Societies and Schools for the Study of Anthropology
The world of science has been recognizing more fully, year by year, the paramount importance of the systematic study of Anthropology to the aspirations of modern civilization.
The first Anthropological Society – that of Paris – was founded by Paul Broca, in May, 1859. It has been rapidly followed by the organization of similar societies in London, Berlin, St. Petersburg, Vienna, Brussels, Munich, Madrid, Florence, Washington, New York, and many other centres of enlightened thought. In 1882 the American Association for the Advancement of Science organized its Section of Anthropology; and in 1884 the British Association for the Advancement of Science followed this example. It is a well known fact that these sections are more attractive to the general public, and are better supplied with material than any other sections in the Associations. This augurs well for the zeal with which students would welcome the creation of special departments for instruction in all branches of the science.
The first School of Anthropology was founded also by Broca, at Paris, in the year 1876. It began with a corps of five professors, a number which it has now doubled, the demand for more extended instruction having steadily increased. The courses have been as well attended as any others, either at the Collége de France, or at the Sorbonne. A second school is organized in connection with the Museum of Natural History at the Jardin des Plantes. It has counted among its instructors various illustrious names, and its courses have also been highly popular.

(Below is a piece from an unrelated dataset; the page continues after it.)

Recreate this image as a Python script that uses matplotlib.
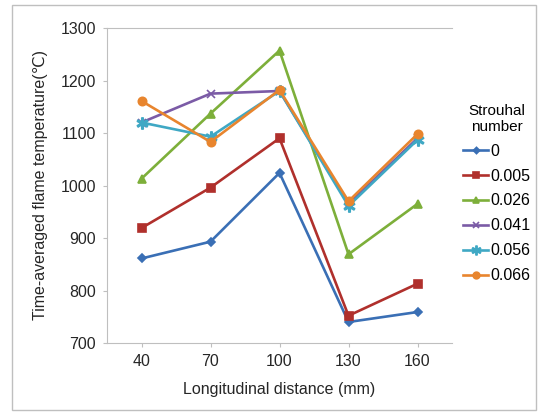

Several of the German universities have organized a department of Anthropology. In those of Munich, Berlin, Marburg, and Buda Pesth the chairs are filled respectively by Ranke, Bastian, Von den Steinen, and Von Török. In the University of Leipzig, Dr. E. Schmidt is docent in Anthropology; and the same position is held in Berlin by Dr. Von Luschan. In a number of other institutions, lectures on the branch are given. The first degree in Anthropology was conferred by the University of Munich three years ago. The University of Brussels has established a full chair of Anthropology, occupied by Professor Houze; and a similar position is filled in the Musée Polytechnique, at Moscow, by Professor Dimitri Anoutchine.
In the United States, regular courses on Physical Anthropology and Ethnology have been given by me for the last six years, at the Academy of Natural Sciences, Philadelphia. But the only educational institutions which have distinctly recognized the branch are Clark University, Worcester, Mass., where Dr. Franz Boas is docent in Anthropology, and which, in March of this year, conferred the first degree in Anthropology given in America; and the University of Chicago, in which Dr. Frederick Starr is Assistant Professor of Anthropology. I cannot learn that any full professorship of the science has been established in this country.